A large, 54-member international team known as the ALPHA collaboration for the first time measured the wavelength of light emitted from an atom of antimatter – in this case, antihydrogen. The experiments were conducted at the high-energy particle accelerator operated by the European Organization for Nuclear Research (CERN) in Geneva, Switzerland.
Francis Robicheaux, professor of physics at Purdue University and a member of the ALPHA collaboration, says the goal of the experiment is to make high-precision fundamental measurements of an atom of antimatter. The hope was to find even a small difference between matter and antimatter, which might explain why everything we see is made up of matter only.
“Our current understanding of the universe says antihydrogen behaves exactly like hydrogen. But we know the universe is almost all matter so there should be a difference, somewhere, in how matter and antimatter behave. We would like to measure a difference,” he says. “Right now we think we know how the universe works, but we can’t connect our understanding of these laws with what we see in the universe at large.”
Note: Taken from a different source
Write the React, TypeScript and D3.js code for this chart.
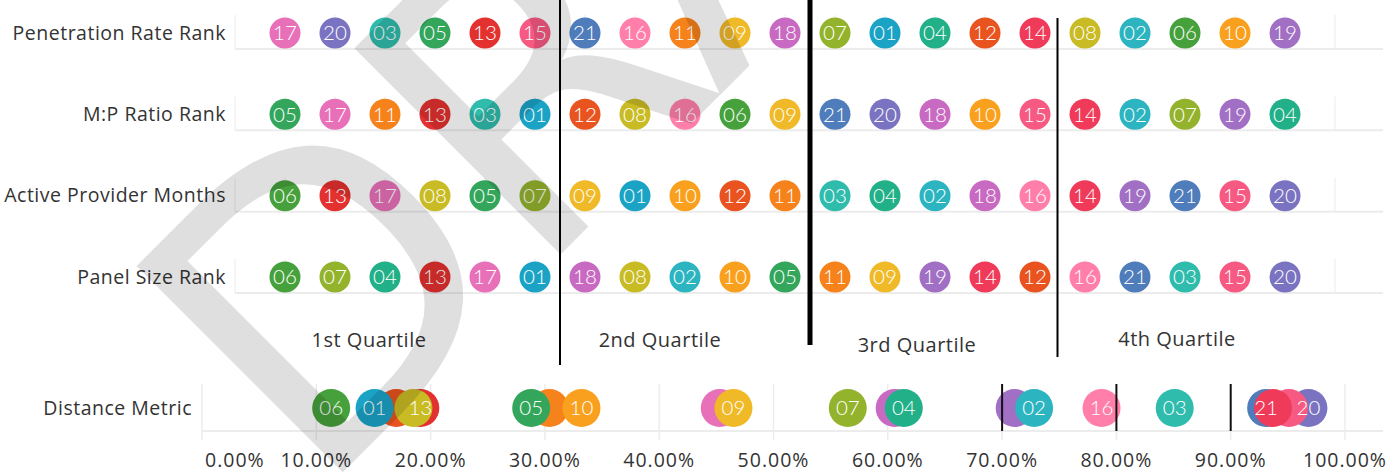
import React from 'react';
import * as d3 from 'd3';

// provider ids and their colours
const providerIds = ['01', '02', '03', '04', '05', '06', '07', '08', '09', '10', '11', '12', '13', '14', '15', '16', '17', '18', '19', '20', '21'];
const providerColors = ['#1ba3c6', '#2cb5c0', '#30bcad', '#21b087', '#33a65c', '#46a13c', '#94b32d', '#c9bb24', '#f0b928', '#f9a11e', '#f6821c', '#e8531f', '#e3312f', '#ef3a5a', '#f65a83', '#ff7faa', '#e870b9', '#c96ac2', '#a16fc4', '#7a73c1', '#4f7cba'];

// rank rows: ids listed from rank 1 to rank 21
const rowLabels = ['Penetration Rate Rank', 'M:P Ratio Rank', 'Active Provider Months', 'Panel Size Rank'];
const penetrationRank = ['17', '20', '03', '05', '13', '15', '21', '16', '11', '09', '18', '07', '01', '04', '12', '14', '08', '02', '06', '10', '19'];
const mpRatioRank = ['05', '17', '11', '13', '03', '01', '12', '08', '16', '06', '09', '21', '20', '18', '10', '15', '14', '02', '07', '19', '04'];
const activeMonthsRank = ['06', '13', '17', '08', '05', '07', '09', '01', '10', '12', '11', '03', '04', '02', '18', '16', '14', '19', '21', '15', '20'];
const panelSizeRank = ['06', '07', '04', '13', '17', '01', '18', '08', '02', '10', '05', '11', '09', '19', '14', '12', '16', '21', '03', '15', '20'];

// quartile dividers (in rank units) and labels
const quartileBreaks = [6.5, 11.5, 16.45];
const quartileLabels = ['1st Quartile', '2nd Quartile', '3rd Quartile', '4th Quartile'];

// distance metric, listed in drawing order
const distanceIds = ['12', '13', '11', '17', '18', '19', '20', '21', '15', '14', '06', '01', '08', '05', '10', '09', '07', '04', '02', '16', '03'];
const distanceValues = [0.170, 0.191, 0.304, 0.453, 0.606, 0.711, 0.968, 0.931, 0.951, 0.937, 0.113, 0.151, 0.185, 0.288, 0.332, 0.465, 0.565, 0.614, 0.728, 0.787, 0.851];
const distanceLabelled = ['06', '01', '13', '05', '10', '09', '07', '04', '02', '16', '03', '21', '20'];
const distanceRefLines = [0.7, 0.8, 0.9];
const distanceTicks = [0, 0.1, 0.2, 0.3, 0.4, 0.5, 0.6, 0.7, 0.8, 0.9, 1.0];

const W = 1395;
const H = 472;
const textFont = '"Open Sans", "Noto Sans", sans-serif';
const markFont = 'Lato, "Noto Sans", sans-serif';
const grid = '#ececec';

const color = d3.scaleOrdinal<string, string>().domain(providerIds).range(providerColors);

export default function App() {
  const rows = [penetrationRank, mpRatioRank, activeMonthsRank, panelSizeRank];
  const xRank = d3.scaleLinear().domain([0, 22]).range([235, 1335]);
  const yRow = d3.scalePoint<string>().domain(rowLabels).range([33, 277]);
  const xPct = d3.scaleLinear().domain([0, 1]).range([202, 1345]);
  const fmt = d3.format('.2%');
  const rTop = 15.5;
  const rBottom = 19;
  const paneRight = 1383;
  const yDist = 408;

  const lineTops = [0, 0, 18];
  const lineBottoms = [365, 345, 357];
  const lineWidths = [2, 5, 2];
  const qLabelX = [369, 660, 917, 1177];
  const qLabelY = [340, 340, 345, 339];

  return (
    <svg width={W} height={H} style={{ position: 'absolute', left: 0, top: 0, background: '#fff' }}>
      {/* rank rows */}
      {rows.map((order, i) => {
        const cy = yRow(rowLabels[i])!;
        return (
          <g key={rowLabels[i]}>
            {d3.range(0, 23).map((t) => (
              <line key={t} x1={xRank(t)} x2={xRank(t)} y1={cy - 18} y2={cy + 16} stroke={grid} strokeWidth={1} />
            ))}
            <line x1={xRank(0)} x2={paneRight} y1={cy + 16} y2={cy + 16} stroke={grid} strokeWidth={2} />
            <text x={226} y={cy} dy="0.35em" textAnchor="end" fontFamily={textFont} fontSize={19.5} letterSpacing={0.5} fill="#333">
              {rowLabels[i]}
            </text>
            {order.map((id, k) => (
              <g key={id} transform={`translate(${xRank(k + 1)},${cy})`}>
                <circle r={rTop} fill={color(id)} />
                <text dy="0.36em" textAnchor="middle" fontFamily={markFont} fontWeight={300} fontSize={20.5} fill="#fff">
                  {id}
                </text>
              </g>
            ))}
          </g>
        );
      })}

      {/* quartile dividers */}
      {quartileBreaks.map((b, i) => (
        <line key={b} x1={xRank(b)} x2={xRank(b)} y1={lineTops[i]} y2={lineBottoms[i]} stroke="#000" strokeWidth={lineWidths[i]} />
      ))}
      {quartileLabels.map((q, i) => (
        <text key={q} x={qLabelX[i]} y={qLabelY[i]} dy="0.35em" textAnchor="middle" fontFamily={textFont} fontSize={20} letterSpacing={0.5} fill="#333">
          {q}
        </text>
      ))}

      {/* distance metric */}
      <g>
        {distanceTicks.map((t) => (
          <line key={t} x1={xPct(t)} x2={xPct(t)} y1={384} y2={440} stroke={grid} strokeWidth={1.5} />
        ))}
        <line x1={xPct(0)} x2={paneRight} y1={431} y2={431} stroke={grid} strokeWidth={2} />
        {distanceTicks.map((t, i) => (
          <text key={t} x={i === 0 ? xPct(t) + 3 : xPct(t)} y={460} dy="0.35em" textAnchor={i === 0 ? 'start' : 'middle'} fontFamily={textFont} fontSize={19.5} letterSpacing={1} fill="#333">
            {fmt(t)}
          </text>
        ))}
        <text x={192} y={yDist} dy="0.35em" textAnchor="end" fontFamily={textFont} fontSize={19.5} letterSpacing={0.5} fill="#333">
          Distance Metric
        </text>
        {distanceIds.map((id, i) => (
          <circle key={id} cx={xPct(distanceValues[i])} cy={yDist} r={rBottom} fill={color(id)} />
        ))}
        {distanceRefLines.map((v) => (
          <line key={v} x1={xPct(v)} x2={xPct(v)} y1={384} y2={431} stroke="#111" strokeWidth={2} />
        ))}
        {distanceIds.map((id, i) =>
          distanceLabelled.includes(id) ? (
            <text key={id} x={xPct(distanceValues[i])} y={yDist} dy="0.36em" textAnchor="middle" fontFamily={markFont} fontWeight={300} fontSize={20.5} fill="#fff">
              {id}
            </text>
          ) : null
        )}
      </g>

      {/* watermark */}
      <text transform="translate(315,500) rotate(-45)" fontFamily='"DejaVu Sans", sans-serif' fontSize={400} fill="#000" opacity={0.12}>
        DRAFT
      </text>
    </svg>
  );
}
Antimatter was first theorized in the late 1800s, found in nature in the 1930s, and isolated in a laboratory in the 1950s. The ALPHA collaboration is the only scientific group to have the ability to conduct experiments on trapped antihydrogen atoms. The results were announced this week in the journal Nature.
Jeffrey Hangst, spokesperson for the ALPHA collaboration, said in a news release issued by Nature that the group takes advantage of the fact that antihydrogen has a very slight magnetic field to trap the atoms.
“Moving and trapping antiprotons or positrons is easy because they are charge particles,” Hangst said. “But when you combine the two you get neutral antihydrogen, which is far more difficult to trap, so we have designed a very special magnetic trap that relies on the fact that antihydrogen is a little bit magnetic.”
For this experiment, the scientists wanted to compare the wavelength of light given off by antihydrogen to see if it matches that of hydrogen atoms.
When moving between energy states, atoms give off light, with each element giving off light of a specific wavelength or color. Scientists often use this characteristic to identify the composition of materials of even far-off celestial stars.
“We can look at light coming from stars halfway across galaxies and we see the same colors we see in our experiments and we know what those wavelengths correspond to, so we know what types of atoms they are,” Robicheaux says. “So we can say, oh, this star is made up of this much of this kind of atom.”
For hydrogen, the wavelength of one of its characteristic transitions is known to a part in a million billions.
“Our experiment has measured the frequency of antihydrogen accurate to two parts per billion. This is fantastically accurate for a first measurement in a very difficult environment,” Robicheaux says. “However, the measurement for hydrogen is about a million times more accurate, so we have plans for much improved accuracy.”
Antihydrogen is the simplest possible form of atomic antimatter, and scientists have gotten better about producing it, but that doesn’t mean they’ve produced it in mass quantities.
“With a sodium street light, for example, to excite the atoms and make light, you just pass a little bit of electricity through the sodium, and there are gajillions and gajillions of atoms in that street lamp, so it’s going to light up just fine,” Robicheaux says. “In our experiment, however, we had just five to ten antihydrogen atoms at any one time, so we used high-powered lasers. We had to make sure that when those atoms hit the laser beam they knew it.”
When the antihydrogen atoms hit the lasers they emitted a purple-ish light that was identical to that of hydrogen. For Robicheaux and other members of the ALPHA collaboration, exciting and disappointing at the same time.
“There are all sorts of groups probing the very edge of what we know, trying to measure these antimatter properties to one part in a million billion just to try to find one difference between antimatter and matter,” he says. “When we do, that will affect our fundamental understanding of the universe.”